Monday, Oct. 19, 1970

The Road Back

By Alan Anderson

ANIMALS IN MIGRATION by Robert T. Orr. 303 pages. Macmillan. $12.50.

Despite occasional collisions with man-made obstacles like the Empire State Building, one of which recently claimed the lives of hundreds of southbound warblers, birds are easily the fleetest, most accurate and far-ranging of migrants. Even the smallest feathered creature in North America, the .09-oz. calliope hummingbird, buzzes 6,000 miles each year from British Columbia to Mexico City and back. The ruddy turnstone and bristle-thighed curlew fly more than 2,000 miles nonstop from Alaska to the Hawaiian islands on their way to the South Pacific. The long-distance champion of them all is the Arctic tern, which makes an annual round trip of 22,000 miles.

Frogs, toads and salamanders also migrate, if only a mile or two. Many snakes go into something like hibernation; to find the best location for doing so, they move short distances, seeking not a change of climate but a warm spot for the winter. In one choice den in an anthill in Manitoba, 257 snakes of three species were once found.

Hitchhiking Barnacles. A California ornithologist and mammalogist, Author Orr describes the quirks and patterns of migration that scientists have brought to light, mostly during the past quarter-century. He notes that barnacles hitchhike to new climes by attaching themselves to whales, sailfish and ships' bottoms. Like some commuters who are forced to transfer from train to bus or taxi, Adelie penguins migrate using an integrated transport system. They toddle across the bleak Antarctic icecap on foot, swim in the icy sea and cruise lazily on drifting ice floes.

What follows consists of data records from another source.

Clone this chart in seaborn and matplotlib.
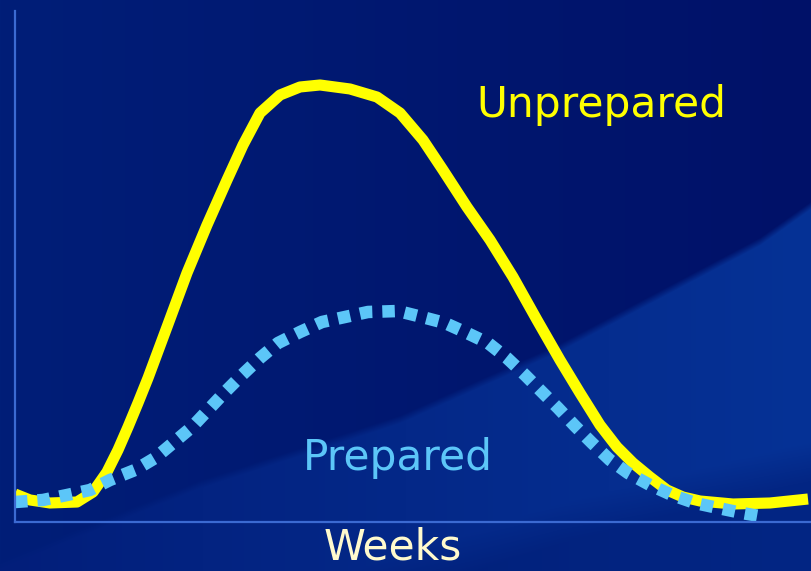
import numpy as np
import pandas as pd
import matplotlib
matplotlib.use("Agg")
from matplotlib import pyplot as plt
import seaborn as sns

# values (x = time in weeks on a 0-100 scale, y = cases on a 0-100 scale)
unprep_x = [0.00, 1.88, 4.39, 7.78, 9.79, 11.54, 12.92, 14.18, 15.43, 16.69, 19.07, 21.58,
            24.09, 26.60, 28.61, 30.74, 33.25, 35.76, 38.27, 42.03, 45.42, 48.31, 51.19,
            53.70, 56.71, 59.60, 62.48, 65.50, 68.38, 70.89, 73.40, 75.53, 77.54, 79.67,
            81.81, 83.81, 85.95, 90.09, 94.73, 99.50]
unprep_y = [5.48, 4.31, 3.72, 3.91, 5.87, 9.78, 14.09, 18.59, 23.29, 28.18, 38.16, 48.73,
            58.12, 66.93, 73.78, 80.04, 83.56, 85.13, 85.52, 84.74, 83.17, 80.04, 74.76,
            68.88, 61.64, 55.19, 47.95, 39.53, 31.70, 25.24, 18.98, 14.68, 11.55, 8.81,
            6.26, 4.89, 4.11, 3.52, 3.72, 4.50]

prep_x = [0.00, 3.51, 6.52, 9.41, 11.92, 15.06, 17.57, 19.82, 22.21, 24.22, 26.35, 28.48,
          30.74, 33.00, 35.76, 38.52, 41.41, 44.29, 48.06, 51.07, 53.95, 56.71, 59.35,
          61.73, 63.99, 66.12, 68.13, 70.26, 72.40, 74.65, 76.91, 79.67, 82.43, 85.32,
          88.21, 91.22, 94.10]
prep_y = [3.91, 4.31, 5.28, 6.26, 8.22, 10.18, 12.52, 15.46, 18.59, 21.92, 25.44, 28.77,
          32.09, 35.03, 37.18, 39.14, 40.12, 41.10, 41.29, 40.12, 38.94, 36.99, 35.03,
          32.09, 28.77, 25.44, 22.31, 18.79, 15.46, 12.13, 9.59, 7.24, 5.28, 3.72,
          2.74, 1.76, 0.98]

W, H = 812, 571
fig = plt.figure(figsize=(W / 100, H / 100), dpi=100)

# slide-style background: dark blue with a lighter swoosh at the bottom right
yy, xx = np.mgrid[0:H, 0:W].astype(float)
u = (xx / W)[..., None]
top = (np.array([0, 30, 120]) * (1 - u) + np.array([0, 17, 104]) * u) / 255
up = np.interp(xx, [0, 200, 400, 560, 660, 760, 812], [560, 480, 415, 343, 290, 237, 200])
low = np.interp(xx, [0, 350, 560, 812], [680, 571, 503, 440])
e1 = np.clip((yy - up) / 8, 0, 1)[..., None]
e2 = np.clip((yy - low) / 40, 0, 1)[..., None]
band = (np.array([2, 30, 122]) * (1 - u) + np.array([6, 50, 150]) * u) / 255
under = (np.array([0, 28, 116]) * (1 - u) + np.array([3, 38, 132]) * u) / 255
img = top * (1 - e1) + (band * (1 - e2) + under * e2) * e1
bg = fig.add_axes([0, 0, 1, 1], zorder=-1)
bg.imshow(img, aspect="auto")
bg.axis("off")

ax = fig.add_axes([15 / W, 49 / H, (W - 15) / W, (522 - 11) / H])
ax.set_facecolor("none")

sns.lineplot(x=unprep_x, y=unprep_y, ax=ax, color="#ffff00", linewidth=8,
             solid_joinstyle="round", solid_capstyle="butt", sort=False)
sns.lineplot(x=prep_x, y=prep_y, ax=ax, color="#5cc6f8", linewidth=9,
             linestyle=(0, (1.0, 0.8)), dash_capstyle="butt", sort=False)

ax.set_xlim(0, 100)
ax.set_ylim(0, 100)
ax.set_xticks([])
ax.set_yticks([])
ax.set_xlabel("")
ax.set_ylabel("")
for s in ["top", "right"]:
    ax.spines[s].set_visible(False)
for s in ["left", "bottom"]:
    ax.spines[s].set_color("#3b6ad2")
    ax.spines[s].set_linewidth(1.6)

fig.text(601 / W, 1 - 105 / H, "Unprepared", color="#ffff00", fontsize=30.5,
         ha="center", va="center")
fig.text(398 / W, 1 - 458 / H, "Prepared", color="#5cc6f8", fontsize=30.5,
         ha="center", va="center")
fig.text(393 / W, 1 - 548 / H, "Weeks", color="#fffacd", fontsize=30.5,
         ha="center", va="center")

fig.savefig("out.png", dpi=100)
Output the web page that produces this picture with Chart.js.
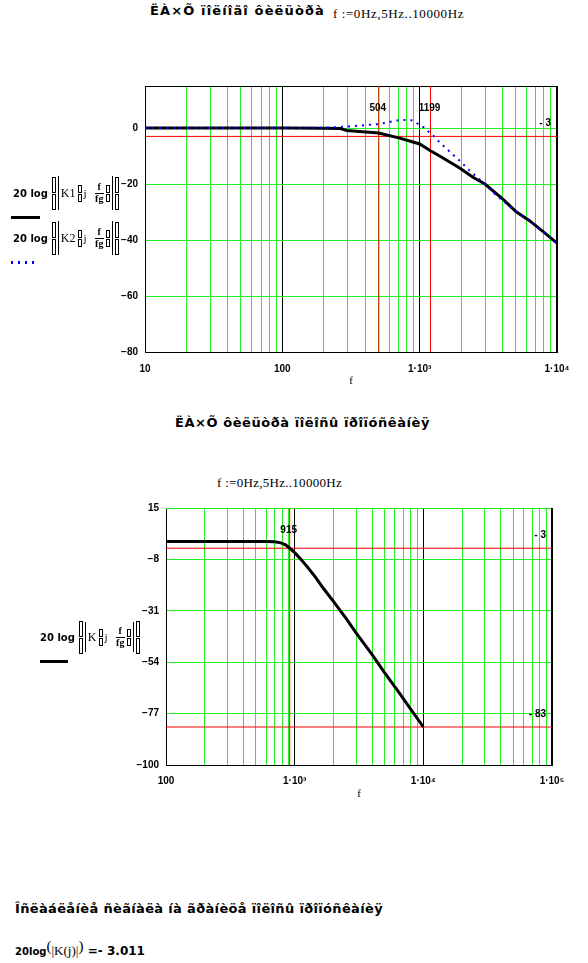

The homing ability of some migrating animals is uncanny. A bat living in Arizona's Colossal Cave was removed 28 miles and freed; it found its way home in less than four hours. A coho salmon raised in a California hatchery was shifted to a different stream when it was a year old. At spawning time the next year, the fish appeared back in its old tank. From the sea, it had found and ascended its home stream, crossed under U.S. Highway 101 by culvert, swum through a storm sewer and up to a flume, finally wriggled through a right-angled 4-in. drainpipe, knocking off its wire cap, and leaped across a wire net that surrounded the drain.

Piratical Hawks. Navigators of the animal world use a wide variety of clues for orientation. Some birds make use of the coastline, the sun or, more commonly, the stars. There is a theory that others are guided by the slight force of the earth's magnetic field. Some animals seem to depend upon old-fashioned topographic features, which they pick up with their own sonar. Eels, according to studies reported by Orr, have so keen a sense of smell that they could detect half a teaspoon of alcohol diluted in 42-mile-long Lake Constance.

Some of the most absorbing details in Orr's book deal with the ways in which different migrators may interrelate--often bloodily. Birds crossing the eastern Mediterranean in late summer and early fall, for example, must face the threat of the Eleonora's falcon. Some 3,000 pairs of these piratical hawks have timed their breeding season--when they require maximum food to feed their young--to match the migrating patterns of European warblers and other small birds. Swooping in upon their helpless prey high over the water, the falcons take an estimated annual toll of nearly a million birds. Fortunately this is but a small fraction of the billion or so migrants that beat their way between Europe and Africa each year.